Written problem —
Extract every line that includes the string "chart".

______________________________

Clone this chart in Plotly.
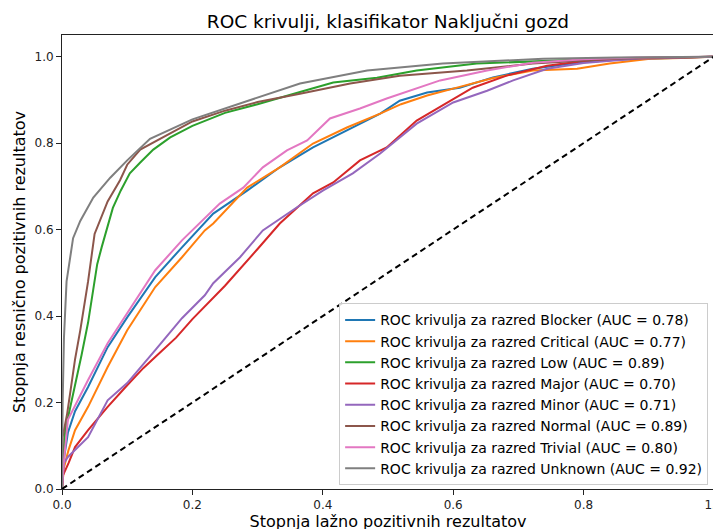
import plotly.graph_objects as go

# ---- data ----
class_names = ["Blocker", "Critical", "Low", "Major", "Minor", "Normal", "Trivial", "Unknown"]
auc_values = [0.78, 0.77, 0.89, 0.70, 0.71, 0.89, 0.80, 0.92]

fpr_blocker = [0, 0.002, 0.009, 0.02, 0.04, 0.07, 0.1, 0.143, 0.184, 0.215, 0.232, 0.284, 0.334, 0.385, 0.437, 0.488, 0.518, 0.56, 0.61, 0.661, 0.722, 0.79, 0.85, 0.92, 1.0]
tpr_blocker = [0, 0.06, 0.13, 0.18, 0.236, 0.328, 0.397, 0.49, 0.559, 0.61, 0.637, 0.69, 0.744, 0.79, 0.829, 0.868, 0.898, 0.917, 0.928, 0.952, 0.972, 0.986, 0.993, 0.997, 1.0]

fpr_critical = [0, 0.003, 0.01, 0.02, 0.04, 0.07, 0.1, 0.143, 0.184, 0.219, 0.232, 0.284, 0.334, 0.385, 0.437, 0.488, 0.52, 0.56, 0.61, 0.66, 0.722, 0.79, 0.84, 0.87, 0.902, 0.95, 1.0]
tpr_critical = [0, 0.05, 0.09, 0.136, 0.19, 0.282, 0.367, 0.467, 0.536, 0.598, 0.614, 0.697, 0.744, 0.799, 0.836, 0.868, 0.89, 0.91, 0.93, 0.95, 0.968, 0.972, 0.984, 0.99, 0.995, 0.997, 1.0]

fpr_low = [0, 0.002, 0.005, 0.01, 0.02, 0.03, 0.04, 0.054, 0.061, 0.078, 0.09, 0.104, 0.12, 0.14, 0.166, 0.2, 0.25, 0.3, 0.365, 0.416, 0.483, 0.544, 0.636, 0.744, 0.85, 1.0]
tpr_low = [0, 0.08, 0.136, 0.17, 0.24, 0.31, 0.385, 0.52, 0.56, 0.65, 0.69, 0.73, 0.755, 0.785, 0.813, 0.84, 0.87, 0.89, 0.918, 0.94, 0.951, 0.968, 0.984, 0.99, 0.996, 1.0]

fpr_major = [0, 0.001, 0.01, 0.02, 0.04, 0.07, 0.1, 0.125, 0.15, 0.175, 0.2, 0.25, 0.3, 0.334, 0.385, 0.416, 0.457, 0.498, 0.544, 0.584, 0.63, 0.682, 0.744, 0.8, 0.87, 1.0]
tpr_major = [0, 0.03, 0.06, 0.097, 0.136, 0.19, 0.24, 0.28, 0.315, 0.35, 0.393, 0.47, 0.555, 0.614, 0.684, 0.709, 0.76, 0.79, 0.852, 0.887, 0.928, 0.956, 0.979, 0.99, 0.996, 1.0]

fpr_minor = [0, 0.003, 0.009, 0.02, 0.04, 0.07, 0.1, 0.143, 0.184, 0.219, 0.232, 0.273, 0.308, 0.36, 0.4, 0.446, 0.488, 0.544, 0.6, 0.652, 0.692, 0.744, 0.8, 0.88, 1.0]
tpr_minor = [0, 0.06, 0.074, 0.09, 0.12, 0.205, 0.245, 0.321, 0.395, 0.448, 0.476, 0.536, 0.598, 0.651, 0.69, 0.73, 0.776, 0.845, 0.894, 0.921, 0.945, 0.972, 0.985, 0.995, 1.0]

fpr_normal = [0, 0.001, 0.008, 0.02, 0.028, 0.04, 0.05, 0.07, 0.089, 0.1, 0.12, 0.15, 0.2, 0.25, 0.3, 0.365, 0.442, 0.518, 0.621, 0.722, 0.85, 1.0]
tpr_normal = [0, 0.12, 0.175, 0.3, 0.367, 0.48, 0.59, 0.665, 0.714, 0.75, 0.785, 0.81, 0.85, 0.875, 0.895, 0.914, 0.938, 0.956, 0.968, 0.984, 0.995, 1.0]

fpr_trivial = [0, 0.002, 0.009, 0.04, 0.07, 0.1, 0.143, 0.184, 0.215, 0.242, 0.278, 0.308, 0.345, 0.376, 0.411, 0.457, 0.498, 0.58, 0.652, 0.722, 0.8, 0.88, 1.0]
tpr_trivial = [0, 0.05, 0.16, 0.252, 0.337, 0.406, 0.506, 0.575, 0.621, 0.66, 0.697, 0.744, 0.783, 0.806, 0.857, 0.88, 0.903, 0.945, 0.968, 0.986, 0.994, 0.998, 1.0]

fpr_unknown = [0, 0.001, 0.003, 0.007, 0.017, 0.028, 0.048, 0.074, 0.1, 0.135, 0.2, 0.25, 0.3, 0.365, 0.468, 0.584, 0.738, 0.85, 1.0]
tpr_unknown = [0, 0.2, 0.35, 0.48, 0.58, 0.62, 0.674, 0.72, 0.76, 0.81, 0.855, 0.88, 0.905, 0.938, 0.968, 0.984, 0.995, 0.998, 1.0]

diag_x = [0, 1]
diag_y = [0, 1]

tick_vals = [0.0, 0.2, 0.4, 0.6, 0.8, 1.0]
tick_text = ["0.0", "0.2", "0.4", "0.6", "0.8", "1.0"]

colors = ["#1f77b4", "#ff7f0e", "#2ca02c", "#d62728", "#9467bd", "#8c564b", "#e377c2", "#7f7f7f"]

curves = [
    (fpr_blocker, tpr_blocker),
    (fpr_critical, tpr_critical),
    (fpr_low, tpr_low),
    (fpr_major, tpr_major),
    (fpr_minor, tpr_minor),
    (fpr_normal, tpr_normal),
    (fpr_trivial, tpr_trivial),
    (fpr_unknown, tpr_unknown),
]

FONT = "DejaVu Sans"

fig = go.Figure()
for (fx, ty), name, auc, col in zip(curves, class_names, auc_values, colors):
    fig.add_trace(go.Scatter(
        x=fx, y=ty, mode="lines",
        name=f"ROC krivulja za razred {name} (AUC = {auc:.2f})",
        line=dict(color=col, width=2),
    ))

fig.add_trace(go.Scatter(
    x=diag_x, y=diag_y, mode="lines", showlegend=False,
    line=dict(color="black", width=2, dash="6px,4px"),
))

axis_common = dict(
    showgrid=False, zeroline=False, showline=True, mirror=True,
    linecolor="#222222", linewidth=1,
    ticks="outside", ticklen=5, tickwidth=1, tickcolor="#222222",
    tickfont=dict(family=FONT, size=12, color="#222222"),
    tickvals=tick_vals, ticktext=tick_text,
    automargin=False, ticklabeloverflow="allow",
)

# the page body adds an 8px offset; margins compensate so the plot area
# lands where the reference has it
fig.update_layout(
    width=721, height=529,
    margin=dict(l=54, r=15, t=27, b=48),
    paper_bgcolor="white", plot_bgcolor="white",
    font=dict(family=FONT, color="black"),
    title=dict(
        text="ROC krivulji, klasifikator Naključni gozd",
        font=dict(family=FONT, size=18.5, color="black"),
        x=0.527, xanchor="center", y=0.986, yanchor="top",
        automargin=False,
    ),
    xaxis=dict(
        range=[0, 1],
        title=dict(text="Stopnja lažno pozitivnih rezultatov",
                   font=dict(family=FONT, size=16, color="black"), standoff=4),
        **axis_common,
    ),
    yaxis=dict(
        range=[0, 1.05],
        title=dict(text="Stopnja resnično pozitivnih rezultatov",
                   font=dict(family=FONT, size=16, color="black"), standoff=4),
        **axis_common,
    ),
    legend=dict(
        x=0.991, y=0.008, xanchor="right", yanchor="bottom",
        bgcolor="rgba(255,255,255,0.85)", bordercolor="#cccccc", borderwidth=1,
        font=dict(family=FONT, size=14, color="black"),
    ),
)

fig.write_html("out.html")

______________________________

Result of the exercise —
Clone this chart in Plotly.

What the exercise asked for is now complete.